The other side of the coin, highlighted by this article, shows that debtors are increasingly fighting back against collectors under the Fair Debt Collection Practices Act. The FDCPA prohibits collectors from making threats against, harassing, and using obscenities against debtors, among other things. The FDCPA provides fines of up to $1,000 per lawsuit and requires collectors to pay debtors’ attorneys’ fees.
Although collectors usually win lawsuits when they sue debtors for the debt, debtors are now winning multitudes of cases when they fight back against the collectors’ tactics. In the past 10 years, federal lawsuits by debtors against collectors have increased 700 percent. About 30 percent of debtors who sue a collector will sue again at some point, and at least 80 debtors have sued collectors more than 10 times. Collectors often settle quickly when debtors sue.

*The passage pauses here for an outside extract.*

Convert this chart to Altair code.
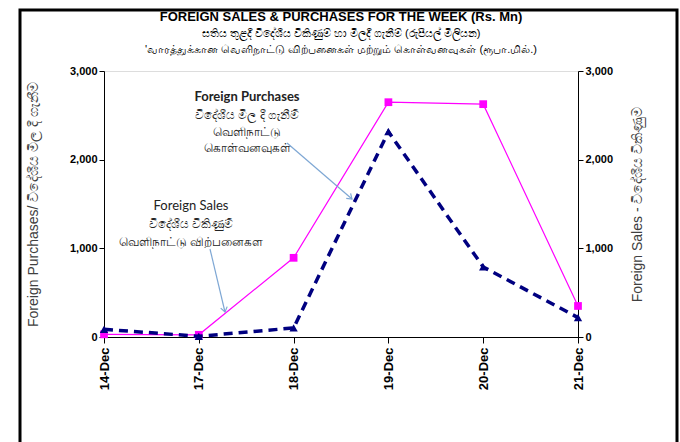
import altair as alt
import pandas as pd

dates = ["14-Dec", "17-Dec", "18-Dec", "19-Dec", "20-Dec", "21-Dec"]
purchases = [30, 25, 893, 2648, 2626, 350]
sales = [87, 8, 102, 2315, 790, 219]

title_main = "FOREIGN SALES & PURCHASES FOR THE WEEK (Rs. Mn)"
title_si = "සතිය තුළදී විදේශීය විකිණුම් හා මිලදී ගැනීම් (රුපියල් මිලියන)"
title_ta = "'வாரத்துக்கான  வெளிநாட்டு  விற்பனைகள்  மற்றும்  கொள்வனவுகள்  (ரூபா.மில்.)"
left_title = "Foreign Purchases/ විදේශීය මිල දී ගැනීම"
right_title = "Foreign Sales  -  විදේශීය විකිණුම"

purch_lines = ["Foreign Purchases", "විදේශීය මිල දී ගැනීම්", "வெளிநாட்டு", "கொள்வனவுகள்"]
sales_lines = ["Foreign Sales", "විදේශීය විකිණුම්", "வெளிநாட்டு  விற்பனைகள"]

df = pd.DataFrame({"date": dates, "purchases": purchases, "sales": sales})

W, H = 474, 266
FONT = "Liberation Sans"

xenc = alt.X("date:N", sort=dates, title=None,
             scale=alt.Scale(type="point", padding=0),
             axis=alt.Axis(labelAngle=270, labelFontSize=13, labelFontWeight="bold",
                           labelColor="black", domainColor="black", tickColor="black",
                           tickSize=6, labelPadding=4, labelFont=FONT))

yscale = alt.Scale(domain=[0, 3000], nice=False)

base = alt.Chart(df)

purch_line = base.mark_line(color="#FF00FF", strokeWidth=1.2).encode(
    x=xenc,
    y=alt.Y("purchases:Q", scale=yscale, title=left_title,
            axis=alt.Axis(values=[0, 1000, 2000, 3000], format=",d", grid=False,
                          labelFontWeight="bold", labelFontSize=11, labelColor="black",
                          labelFont=FONT, domainColor="black", tickColor="black",
                          tickSize=5, titleFontSize=14, titleFontWeight="normal",
                          titleColor="#404040", titleFont=FONT, titlePadding=29)))
purch_pts = base.mark_point(shape="square", filled=True, color="#FF00FF", size=60, opacity=1).encode(
    x=xenc, y=alt.Y("purchases:Q", scale=yscale, axis=None))

sales_line = base.mark_line(color="#000080", strokeWidth=3.5, strokeDash=[9, 6]).encode(
    x=xenc,
    y=alt.Y("sales:Q", scale=yscale, title=right_title,
            axis=alt.Axis(orient="right", values=[0, 1000, 2000, 3000], format=",d", grid=False,
                          labelFontWeight="bold", labelFontSize=11, labelColor="black",
                          labelFont=FONT, domainColor="black", tickColor="black",
                          tickSize=5, titleFontSize=14, titleFontWeight="normal",
                          titleColor="#404040", titleFont=FONT, titlePadding=32,
                          titleAngle=270)))
sales_pts = base.mark_point(shape="triangle-up", filled=True, color="#000080", size=70, opacity=1).encode(
    x=xenc, y=alt.Y("sales:Q", scale=yscale, axis=None))

one = alt.Data(values=[{"a": 1}])

frame = alt.Chart(one).mark_rect(fillOpacity=0, stroke="black", strokeWidth=3).encode(
    x=alt.value(-84), x2=alt.value(573), y=alt.value(-61), y2=alt.value(400))

title_layers = [
    alt.Chart(one).mark_text(text=title_main, font=FONT, fontSize=13, fontWeight="bold",
                             color="black").encode(x=alt.value(237), y=alt.value(-54)),
    alt.Chart(one).mark_text(text=title_si, font=FONT, fontSize=11,
                             color="black").encode(x=alt.value(237), y=alt.value(-37)),
    alt.Chart(one).mark_text(text=title_ta, font=FONT, fontSize=11,
                             color="black").encode(x=alt.value(237), y=alt.value(-21)),
]

ann_layers = []
py = [26, 44, 61, 77]
for i, t in enumerate(purch_lines):
    ann_layers.append(alt.Chart(one).mark_text(
        text=t, font="Lato", fontSize=13 if i == 0 else 12,
        fontWeight="bold" if i == 0 else "normal", color="#222222").encode(
        x=alt.value(143), y=alt.value(py[i])))
sy = [135, 153, 171]
for i, t in enumerate(sales_lines):
    ann_layers.append(alt.Chart(one).mark_text(
        text=t, font="Lato", fontSize=13 if i == 0 else 12, color="#222222").encode(
        x=alt.value(87), y=alt.value(sy[i])))

ARROW = "#7ea7d4"
arr1 = alt.Chart(one).mark_rule(color=ARROW, strokeWidth=1.2).encode(
    x=alt.value(183), y=alt.value(72), x2=alt.value(248), y2=alt.value(128))
arr2 = alt.Chart(one).mark_rule(color=ARROW, strokeWidth=1.2).encode(
    x=alt.value(106), y=alt.value(178), x2=alt.value(121), y2=alt.value(241))
head_path = "M -1 -0.7 L 0 0 L -1 0.7"
head1 = alt.Chart(one).mark_point(shape=head_path, filled=False, color=ARROW, strokeWidth=1.2,
                                  size=90, angle=41, opacity=1).encode(
    x=alt.value(248), y=alt.value(128))
head2 = alt.Chart(one).mark_point(shape=head_path, filled=False, color=ARROW, strokeWidth=1.2,
                                  size=90, angle=77, opacity=1).encode(
    x=alt.value(121), y=alt.value(241))

chart = alt.layer(
    purch_line, purch_pts, sales_line, sales_pts, frame,
    *title_layers, *ann_layers, arr1, arr2, head1, head2
).resolve_scale(y="independent").properties(
    width=W, height=H,
    autosize=alt.AutoSizeParams(type="none"),
    padding={"left": 104, "top": 71, "right": 102, "bottom": 105},
).configure_view(stroke=None).configure(background="white")

chart.save("out.html", embed_options={"renderer": "svg", "actions": False})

In fact, lawsuits against collectors have increased so much that one Minnesota attorney has begun holding boot camps at which he trains other attorneys on how to sue debt collectors on behalf of debtors. This recent flood of lawsuits has prompted collectors to complain that the suits debtors are filing against them are very light on details of the FDCPA violations, which is very similar to the complaints debtors have about creditors filing suits against them with little or no substantiation of the debt.